Task statement :: Report the count of lines containing the word "this" in the entries below, and nothing more.

Extracted data ::
_ _ _ _ _ _ _
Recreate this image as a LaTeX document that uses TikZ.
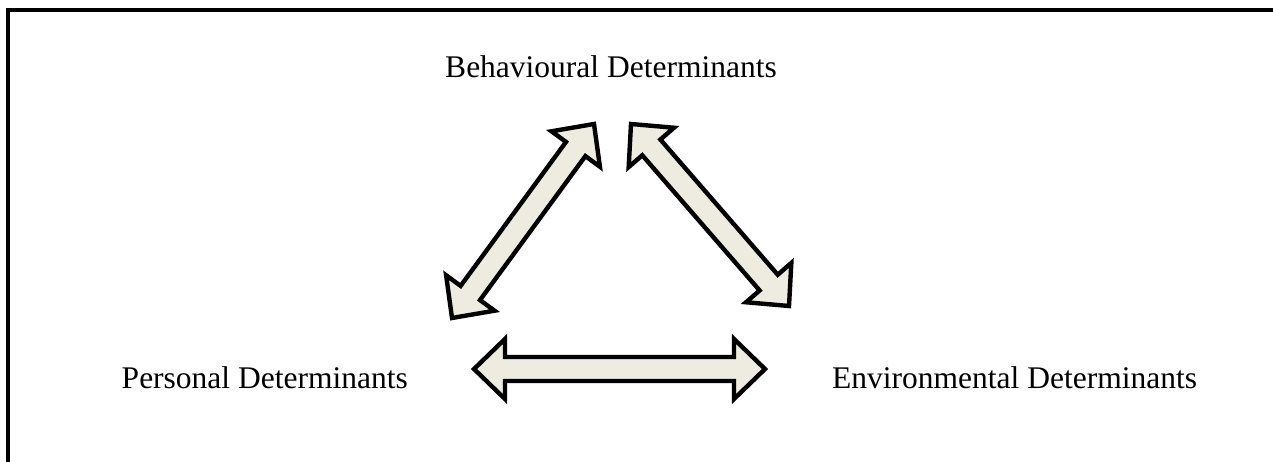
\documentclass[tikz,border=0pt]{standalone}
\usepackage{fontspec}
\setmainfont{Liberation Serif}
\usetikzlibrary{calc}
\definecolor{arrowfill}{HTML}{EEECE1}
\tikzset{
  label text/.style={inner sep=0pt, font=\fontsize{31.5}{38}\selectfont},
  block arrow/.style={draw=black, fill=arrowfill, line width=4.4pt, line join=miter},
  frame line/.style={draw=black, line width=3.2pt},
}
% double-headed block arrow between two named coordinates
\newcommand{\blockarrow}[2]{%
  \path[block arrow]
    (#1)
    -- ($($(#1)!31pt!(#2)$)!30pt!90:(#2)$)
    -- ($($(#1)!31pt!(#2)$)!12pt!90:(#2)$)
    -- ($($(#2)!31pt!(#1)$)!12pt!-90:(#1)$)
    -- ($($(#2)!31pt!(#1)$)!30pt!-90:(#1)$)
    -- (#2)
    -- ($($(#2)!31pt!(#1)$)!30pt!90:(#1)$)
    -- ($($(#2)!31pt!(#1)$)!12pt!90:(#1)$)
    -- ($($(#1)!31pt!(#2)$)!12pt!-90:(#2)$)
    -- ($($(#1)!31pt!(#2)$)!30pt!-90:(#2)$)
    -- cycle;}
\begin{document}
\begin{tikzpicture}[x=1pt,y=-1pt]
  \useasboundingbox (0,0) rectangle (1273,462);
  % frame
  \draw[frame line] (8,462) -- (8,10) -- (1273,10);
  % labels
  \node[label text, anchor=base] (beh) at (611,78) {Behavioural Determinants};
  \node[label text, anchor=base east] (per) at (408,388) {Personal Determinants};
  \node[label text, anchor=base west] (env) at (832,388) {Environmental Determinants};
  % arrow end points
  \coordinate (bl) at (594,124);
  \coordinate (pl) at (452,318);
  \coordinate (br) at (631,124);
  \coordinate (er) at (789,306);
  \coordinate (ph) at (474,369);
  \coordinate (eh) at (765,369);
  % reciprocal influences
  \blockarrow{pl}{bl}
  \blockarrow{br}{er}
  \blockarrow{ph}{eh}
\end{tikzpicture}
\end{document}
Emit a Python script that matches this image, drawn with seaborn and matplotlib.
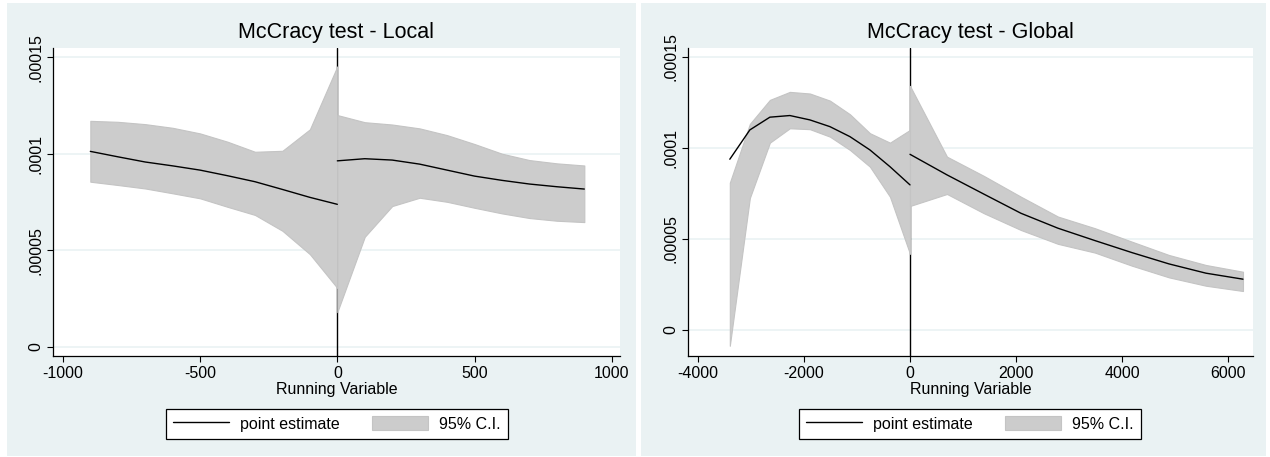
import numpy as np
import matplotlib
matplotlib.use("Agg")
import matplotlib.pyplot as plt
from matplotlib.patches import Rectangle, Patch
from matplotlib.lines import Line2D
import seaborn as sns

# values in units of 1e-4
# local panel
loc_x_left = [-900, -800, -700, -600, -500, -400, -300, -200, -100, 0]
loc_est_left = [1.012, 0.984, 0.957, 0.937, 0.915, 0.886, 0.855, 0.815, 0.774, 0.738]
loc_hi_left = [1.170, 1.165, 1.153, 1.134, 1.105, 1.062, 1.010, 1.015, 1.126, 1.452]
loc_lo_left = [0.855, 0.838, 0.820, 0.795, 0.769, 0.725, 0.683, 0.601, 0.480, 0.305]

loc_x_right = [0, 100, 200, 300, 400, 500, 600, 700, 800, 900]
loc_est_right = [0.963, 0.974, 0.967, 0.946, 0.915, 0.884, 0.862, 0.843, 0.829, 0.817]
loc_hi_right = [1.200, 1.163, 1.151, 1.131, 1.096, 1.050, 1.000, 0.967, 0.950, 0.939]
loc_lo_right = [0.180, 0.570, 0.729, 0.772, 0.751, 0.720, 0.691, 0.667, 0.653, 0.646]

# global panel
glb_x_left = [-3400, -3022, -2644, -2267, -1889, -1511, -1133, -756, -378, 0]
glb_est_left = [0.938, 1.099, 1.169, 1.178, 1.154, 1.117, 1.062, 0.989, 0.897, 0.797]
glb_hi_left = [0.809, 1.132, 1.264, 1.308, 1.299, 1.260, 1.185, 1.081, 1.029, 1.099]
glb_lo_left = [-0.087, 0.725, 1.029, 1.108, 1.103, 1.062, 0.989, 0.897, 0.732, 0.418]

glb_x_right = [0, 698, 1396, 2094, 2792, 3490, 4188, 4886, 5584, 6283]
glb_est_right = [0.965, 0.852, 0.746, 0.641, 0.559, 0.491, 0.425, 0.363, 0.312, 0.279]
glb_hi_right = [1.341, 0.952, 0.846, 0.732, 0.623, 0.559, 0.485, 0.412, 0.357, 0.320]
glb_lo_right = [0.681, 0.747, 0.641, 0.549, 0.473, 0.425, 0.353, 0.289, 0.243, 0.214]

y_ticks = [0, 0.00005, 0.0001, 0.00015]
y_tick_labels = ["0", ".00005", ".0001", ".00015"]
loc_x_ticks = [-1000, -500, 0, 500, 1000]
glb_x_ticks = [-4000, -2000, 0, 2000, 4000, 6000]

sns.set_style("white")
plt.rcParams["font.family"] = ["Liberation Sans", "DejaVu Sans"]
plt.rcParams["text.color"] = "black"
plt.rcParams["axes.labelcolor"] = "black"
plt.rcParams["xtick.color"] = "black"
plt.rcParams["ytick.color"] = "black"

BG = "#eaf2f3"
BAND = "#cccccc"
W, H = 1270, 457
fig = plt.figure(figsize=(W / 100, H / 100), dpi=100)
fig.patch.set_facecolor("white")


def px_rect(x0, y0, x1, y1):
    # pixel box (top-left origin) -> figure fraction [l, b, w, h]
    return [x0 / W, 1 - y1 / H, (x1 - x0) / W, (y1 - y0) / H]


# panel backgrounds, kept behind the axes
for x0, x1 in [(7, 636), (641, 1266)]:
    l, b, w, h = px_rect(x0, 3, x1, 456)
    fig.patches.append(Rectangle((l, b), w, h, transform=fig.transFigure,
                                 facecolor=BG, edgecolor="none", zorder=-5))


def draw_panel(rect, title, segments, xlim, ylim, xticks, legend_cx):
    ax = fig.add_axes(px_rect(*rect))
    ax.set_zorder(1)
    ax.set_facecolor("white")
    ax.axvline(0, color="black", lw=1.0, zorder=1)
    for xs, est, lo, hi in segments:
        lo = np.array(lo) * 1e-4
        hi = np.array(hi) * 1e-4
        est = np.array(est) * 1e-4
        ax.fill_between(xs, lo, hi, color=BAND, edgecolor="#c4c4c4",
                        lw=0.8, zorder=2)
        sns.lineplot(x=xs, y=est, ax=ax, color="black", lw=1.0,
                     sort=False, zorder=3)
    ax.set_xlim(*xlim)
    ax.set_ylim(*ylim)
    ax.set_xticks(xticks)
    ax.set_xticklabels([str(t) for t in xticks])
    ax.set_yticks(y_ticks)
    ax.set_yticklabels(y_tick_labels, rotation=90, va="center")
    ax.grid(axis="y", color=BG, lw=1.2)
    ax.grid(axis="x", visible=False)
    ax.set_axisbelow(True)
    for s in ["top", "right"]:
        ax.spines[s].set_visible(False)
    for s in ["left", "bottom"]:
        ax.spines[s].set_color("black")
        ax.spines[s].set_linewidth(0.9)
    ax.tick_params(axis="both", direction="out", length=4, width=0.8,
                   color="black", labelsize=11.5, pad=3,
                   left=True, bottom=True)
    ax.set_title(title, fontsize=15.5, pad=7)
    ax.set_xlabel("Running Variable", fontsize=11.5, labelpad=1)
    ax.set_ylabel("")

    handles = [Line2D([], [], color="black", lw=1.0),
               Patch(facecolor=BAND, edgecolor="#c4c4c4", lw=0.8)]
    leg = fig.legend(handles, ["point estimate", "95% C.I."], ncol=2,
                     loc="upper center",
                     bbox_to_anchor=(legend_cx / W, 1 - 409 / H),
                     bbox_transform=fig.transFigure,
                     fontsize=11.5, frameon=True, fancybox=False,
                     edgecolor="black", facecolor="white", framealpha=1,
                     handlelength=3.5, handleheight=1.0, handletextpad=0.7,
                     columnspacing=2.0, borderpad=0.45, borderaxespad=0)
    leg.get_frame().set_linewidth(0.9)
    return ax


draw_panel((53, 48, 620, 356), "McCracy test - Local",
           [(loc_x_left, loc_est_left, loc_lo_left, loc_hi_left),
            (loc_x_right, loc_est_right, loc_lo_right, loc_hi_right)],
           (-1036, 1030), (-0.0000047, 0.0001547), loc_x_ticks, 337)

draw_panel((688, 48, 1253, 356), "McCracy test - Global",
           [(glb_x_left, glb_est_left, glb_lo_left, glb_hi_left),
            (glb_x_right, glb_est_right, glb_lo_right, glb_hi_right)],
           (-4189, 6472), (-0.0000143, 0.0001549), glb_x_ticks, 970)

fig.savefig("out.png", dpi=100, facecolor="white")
_ _ _ _ _ _ _
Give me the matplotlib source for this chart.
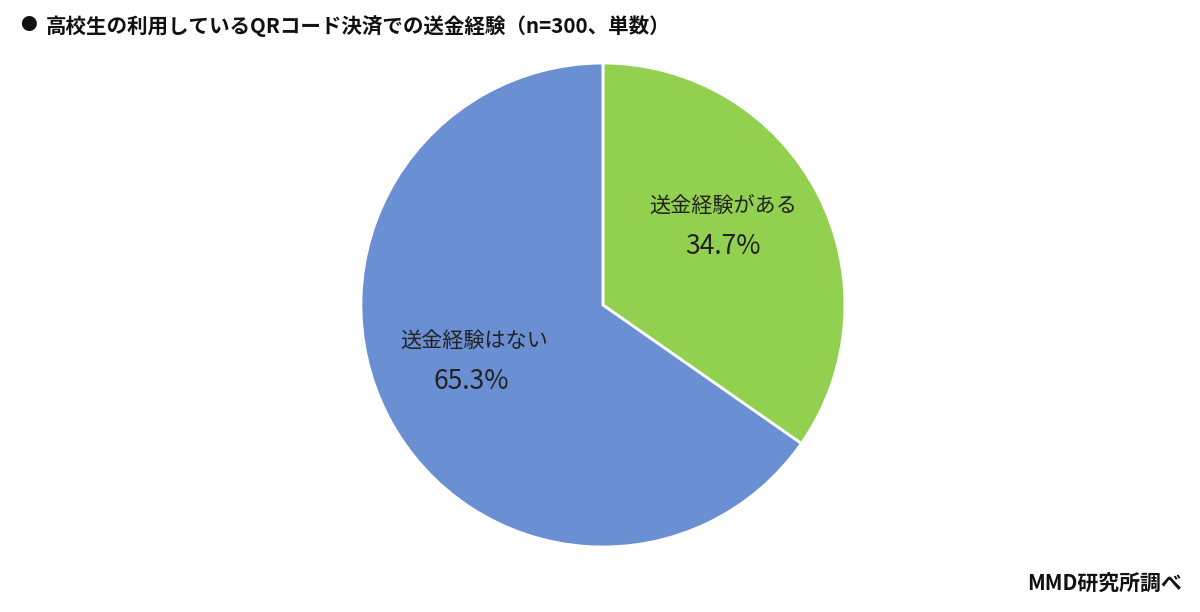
_ _ _ _ _ _ _
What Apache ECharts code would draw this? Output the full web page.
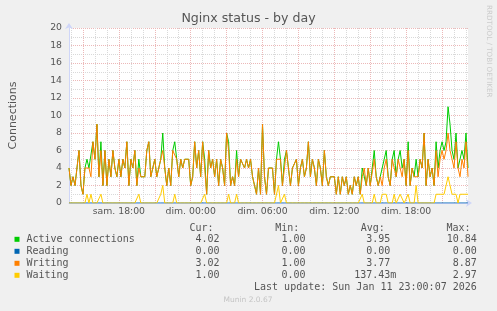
_ _ _ _ _ _ _
The solution :: 4